**Source data:**

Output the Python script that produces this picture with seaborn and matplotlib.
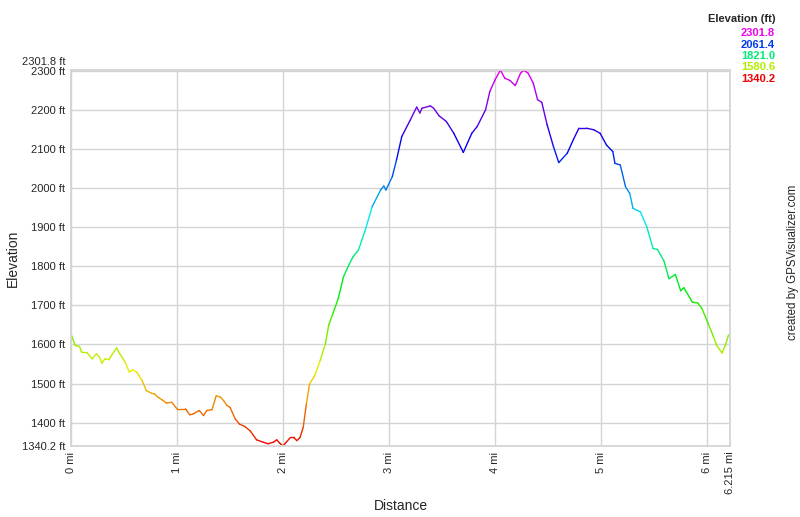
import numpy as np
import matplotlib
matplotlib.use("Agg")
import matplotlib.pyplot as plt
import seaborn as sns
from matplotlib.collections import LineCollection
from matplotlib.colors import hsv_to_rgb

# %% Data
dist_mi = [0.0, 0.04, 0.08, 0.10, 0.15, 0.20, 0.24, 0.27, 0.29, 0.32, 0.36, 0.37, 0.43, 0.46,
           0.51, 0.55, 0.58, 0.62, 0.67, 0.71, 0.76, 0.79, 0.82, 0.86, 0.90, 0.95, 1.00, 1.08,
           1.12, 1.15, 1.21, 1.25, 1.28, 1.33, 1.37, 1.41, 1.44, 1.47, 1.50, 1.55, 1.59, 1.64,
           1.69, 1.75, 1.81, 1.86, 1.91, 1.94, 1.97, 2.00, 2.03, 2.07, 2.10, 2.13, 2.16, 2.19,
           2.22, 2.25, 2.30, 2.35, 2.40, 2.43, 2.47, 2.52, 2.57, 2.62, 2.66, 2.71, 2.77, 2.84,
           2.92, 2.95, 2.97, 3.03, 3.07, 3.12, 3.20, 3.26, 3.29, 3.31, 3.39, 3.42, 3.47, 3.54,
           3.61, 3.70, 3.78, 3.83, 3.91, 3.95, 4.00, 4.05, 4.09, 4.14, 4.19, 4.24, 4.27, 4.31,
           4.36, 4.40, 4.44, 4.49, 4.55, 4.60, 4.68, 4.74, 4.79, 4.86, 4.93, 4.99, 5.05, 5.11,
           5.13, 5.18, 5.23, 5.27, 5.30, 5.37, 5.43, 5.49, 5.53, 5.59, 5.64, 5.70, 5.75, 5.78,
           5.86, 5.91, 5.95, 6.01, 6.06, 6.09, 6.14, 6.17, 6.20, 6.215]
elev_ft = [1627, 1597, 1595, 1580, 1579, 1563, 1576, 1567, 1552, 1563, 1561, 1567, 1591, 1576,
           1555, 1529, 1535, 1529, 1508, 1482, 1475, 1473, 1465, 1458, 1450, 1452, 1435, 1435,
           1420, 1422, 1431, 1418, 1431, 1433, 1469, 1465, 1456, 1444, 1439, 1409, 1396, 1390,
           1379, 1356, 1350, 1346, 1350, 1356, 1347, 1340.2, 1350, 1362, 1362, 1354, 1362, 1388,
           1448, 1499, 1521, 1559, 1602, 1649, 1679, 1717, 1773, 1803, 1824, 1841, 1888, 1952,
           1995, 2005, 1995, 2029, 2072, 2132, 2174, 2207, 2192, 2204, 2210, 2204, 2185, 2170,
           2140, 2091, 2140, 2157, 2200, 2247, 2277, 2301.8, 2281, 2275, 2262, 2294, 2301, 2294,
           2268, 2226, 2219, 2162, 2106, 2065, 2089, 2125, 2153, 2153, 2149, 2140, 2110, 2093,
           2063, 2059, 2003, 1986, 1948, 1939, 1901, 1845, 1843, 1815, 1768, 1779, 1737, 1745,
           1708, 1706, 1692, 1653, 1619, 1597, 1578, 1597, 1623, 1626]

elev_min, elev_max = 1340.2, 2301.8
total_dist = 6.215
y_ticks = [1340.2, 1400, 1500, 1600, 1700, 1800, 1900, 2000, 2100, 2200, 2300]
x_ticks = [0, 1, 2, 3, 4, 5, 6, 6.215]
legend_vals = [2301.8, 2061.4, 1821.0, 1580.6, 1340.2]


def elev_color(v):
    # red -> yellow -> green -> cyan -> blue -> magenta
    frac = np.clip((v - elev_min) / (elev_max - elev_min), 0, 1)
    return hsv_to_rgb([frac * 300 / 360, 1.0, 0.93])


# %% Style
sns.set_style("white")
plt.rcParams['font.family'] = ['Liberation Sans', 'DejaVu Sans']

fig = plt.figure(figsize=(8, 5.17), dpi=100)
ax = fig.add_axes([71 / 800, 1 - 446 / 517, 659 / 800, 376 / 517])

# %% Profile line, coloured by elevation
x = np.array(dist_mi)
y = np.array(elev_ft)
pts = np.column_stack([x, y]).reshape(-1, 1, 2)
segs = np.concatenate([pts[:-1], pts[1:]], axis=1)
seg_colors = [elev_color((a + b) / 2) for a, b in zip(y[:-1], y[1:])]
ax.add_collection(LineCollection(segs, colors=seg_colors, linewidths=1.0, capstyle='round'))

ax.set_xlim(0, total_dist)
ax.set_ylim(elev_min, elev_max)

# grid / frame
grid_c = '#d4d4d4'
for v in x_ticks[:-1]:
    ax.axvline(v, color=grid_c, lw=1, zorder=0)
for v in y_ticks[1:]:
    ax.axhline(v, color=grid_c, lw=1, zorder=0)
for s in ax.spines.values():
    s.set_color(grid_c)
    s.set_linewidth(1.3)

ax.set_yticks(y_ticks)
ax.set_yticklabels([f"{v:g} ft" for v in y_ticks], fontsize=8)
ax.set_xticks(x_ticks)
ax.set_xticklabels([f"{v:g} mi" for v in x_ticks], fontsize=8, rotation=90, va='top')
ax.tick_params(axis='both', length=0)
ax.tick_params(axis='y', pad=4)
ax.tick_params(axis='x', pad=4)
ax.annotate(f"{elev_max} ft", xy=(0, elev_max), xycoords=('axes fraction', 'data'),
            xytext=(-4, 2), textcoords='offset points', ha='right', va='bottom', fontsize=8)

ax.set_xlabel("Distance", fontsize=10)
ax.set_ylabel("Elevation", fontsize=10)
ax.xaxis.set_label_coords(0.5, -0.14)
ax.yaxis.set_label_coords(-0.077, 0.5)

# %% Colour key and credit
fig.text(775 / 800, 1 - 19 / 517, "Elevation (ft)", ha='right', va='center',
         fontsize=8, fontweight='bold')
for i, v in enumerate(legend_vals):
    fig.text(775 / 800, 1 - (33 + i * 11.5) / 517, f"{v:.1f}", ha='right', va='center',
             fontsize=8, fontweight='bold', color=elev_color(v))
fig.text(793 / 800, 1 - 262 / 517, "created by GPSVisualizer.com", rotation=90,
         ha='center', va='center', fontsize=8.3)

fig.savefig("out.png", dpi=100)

**Task to complete:**
The answer is a single number: how many lines include the word "seaborn"?

**Final result:**
2